I got serious, holding his
gaze. “If you need someone to talk or listen or... whatever, I’m here. So’s
Diggs. I mean—I know it’s not exactly what we had in mind when you and I first
started dating, but you mean a lot to him. To both of us.”

“It’s mutual.” He took a deep breath and glanced at his
watch. Instead of leaving, however, he stayed for a second longer. He
hesitated. “Stay safe, all right? I know you can take care of yourself, but it
seems like you have more than the normal number of demons in your past. Promise
me that if you and Diggs keep pursuing whatever it is you’re pursuing that you
won’t tell me about—” I started to protest, but he held up his hand. “Just
promise me, please? Promise that you’ll call me if you need help. I can’t
guarantee that I can do anything, but I’d at least like the chance to try.”  

I nodded. “I promise.” My ability to maintain any semblance
of control was slipping fast, so I stood on my toes and kissed his cheek
quickly, then nodded toward the exit sign at the end of the hall. “You should
probably get going. You don’t want to keep Allie waiting.”

“Right,” he agreed.

We hugged one more time. He left. I stood outside Diggs’
hospital door for a few minutes after that, thinking about everything that had
happened and everything that would happen, most of which seemed completely
beyond my control. I’d be lying if I said I had no mixed feelings about
watching Juarez walk out of my life—even if I did have Diggs waiting for me. As
much as I love the man, Diggs has never been the safest bet where my heart’s
concerned.

The doctor came out of Diggs’ room then and smiled when he
found me waiting there.

“He said to send you in, if you were still out here.”

“It’s all right if I stay awhile?” I asked.

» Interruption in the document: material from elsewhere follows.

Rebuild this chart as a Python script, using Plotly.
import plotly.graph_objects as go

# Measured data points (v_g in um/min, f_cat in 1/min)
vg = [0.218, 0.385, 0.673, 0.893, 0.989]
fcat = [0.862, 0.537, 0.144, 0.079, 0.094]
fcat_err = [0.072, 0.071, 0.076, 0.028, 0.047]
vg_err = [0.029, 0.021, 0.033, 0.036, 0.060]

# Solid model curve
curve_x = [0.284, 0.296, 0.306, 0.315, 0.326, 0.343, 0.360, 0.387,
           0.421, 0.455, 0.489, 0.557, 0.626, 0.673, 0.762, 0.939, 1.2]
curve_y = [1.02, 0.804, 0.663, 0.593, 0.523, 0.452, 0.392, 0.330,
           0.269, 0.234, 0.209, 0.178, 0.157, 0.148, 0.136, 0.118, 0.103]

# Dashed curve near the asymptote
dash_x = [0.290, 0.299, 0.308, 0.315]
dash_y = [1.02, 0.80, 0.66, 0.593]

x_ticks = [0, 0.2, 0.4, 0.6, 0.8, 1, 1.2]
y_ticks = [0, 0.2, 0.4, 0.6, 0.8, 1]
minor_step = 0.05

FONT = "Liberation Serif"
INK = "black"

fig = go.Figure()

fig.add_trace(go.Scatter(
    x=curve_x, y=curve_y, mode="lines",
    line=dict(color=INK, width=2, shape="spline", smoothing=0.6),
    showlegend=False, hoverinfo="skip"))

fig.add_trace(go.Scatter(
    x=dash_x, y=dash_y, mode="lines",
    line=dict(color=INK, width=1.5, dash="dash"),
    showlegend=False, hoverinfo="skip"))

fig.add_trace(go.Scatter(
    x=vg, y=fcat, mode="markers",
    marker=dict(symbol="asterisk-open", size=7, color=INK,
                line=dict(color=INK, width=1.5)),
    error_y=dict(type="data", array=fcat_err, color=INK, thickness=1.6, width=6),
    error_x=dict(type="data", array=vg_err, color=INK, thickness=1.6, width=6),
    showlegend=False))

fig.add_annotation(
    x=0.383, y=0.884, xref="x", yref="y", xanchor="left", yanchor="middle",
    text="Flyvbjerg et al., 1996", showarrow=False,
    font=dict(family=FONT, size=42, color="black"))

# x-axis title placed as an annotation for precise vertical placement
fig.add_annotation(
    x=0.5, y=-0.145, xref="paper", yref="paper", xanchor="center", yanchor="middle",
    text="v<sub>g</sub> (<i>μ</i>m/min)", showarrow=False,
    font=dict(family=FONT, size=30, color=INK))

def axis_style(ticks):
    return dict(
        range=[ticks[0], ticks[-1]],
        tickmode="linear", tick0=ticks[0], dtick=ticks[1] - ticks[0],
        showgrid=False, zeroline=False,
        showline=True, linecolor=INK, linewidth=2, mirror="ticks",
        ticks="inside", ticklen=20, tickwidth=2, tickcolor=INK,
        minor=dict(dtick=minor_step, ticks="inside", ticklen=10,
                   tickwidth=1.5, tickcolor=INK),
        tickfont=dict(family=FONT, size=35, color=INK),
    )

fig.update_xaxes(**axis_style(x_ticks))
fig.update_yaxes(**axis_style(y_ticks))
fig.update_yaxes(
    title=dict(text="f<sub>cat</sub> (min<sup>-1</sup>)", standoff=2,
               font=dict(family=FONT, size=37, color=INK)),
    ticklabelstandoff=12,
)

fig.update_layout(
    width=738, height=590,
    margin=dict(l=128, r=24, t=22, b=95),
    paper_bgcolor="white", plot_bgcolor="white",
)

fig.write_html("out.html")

“You seem to have a way of gettin’ him to settle down that
my nurses haven’t figured out yet,” the man said. “Stay as long as you like.”

 

Diggs’ eyes were closed when I went back into the room. I
took advantage of the moment to study him, thinking of the road we had ahead.
He’d escaped the fire with second-degree burns on his back and first-degree
burns to his hands. The bruises from his fight with Jimmy Barnel almost a week
ago had faded, and three days of forced bedrest had done a lot to address the
circles he’d had under his eyes when this whole thing began.

“Are you just gonna stand there staring, or are you coming
in?” he asked without opening his eyes.

“I thought you were sleeping.”

“Nope.” He looked at me then, his blue eyes shining. There
was a very faint trace of doubt in there, but no one but me would ever have
noticed. “So... does this mean Juarez is on the road?”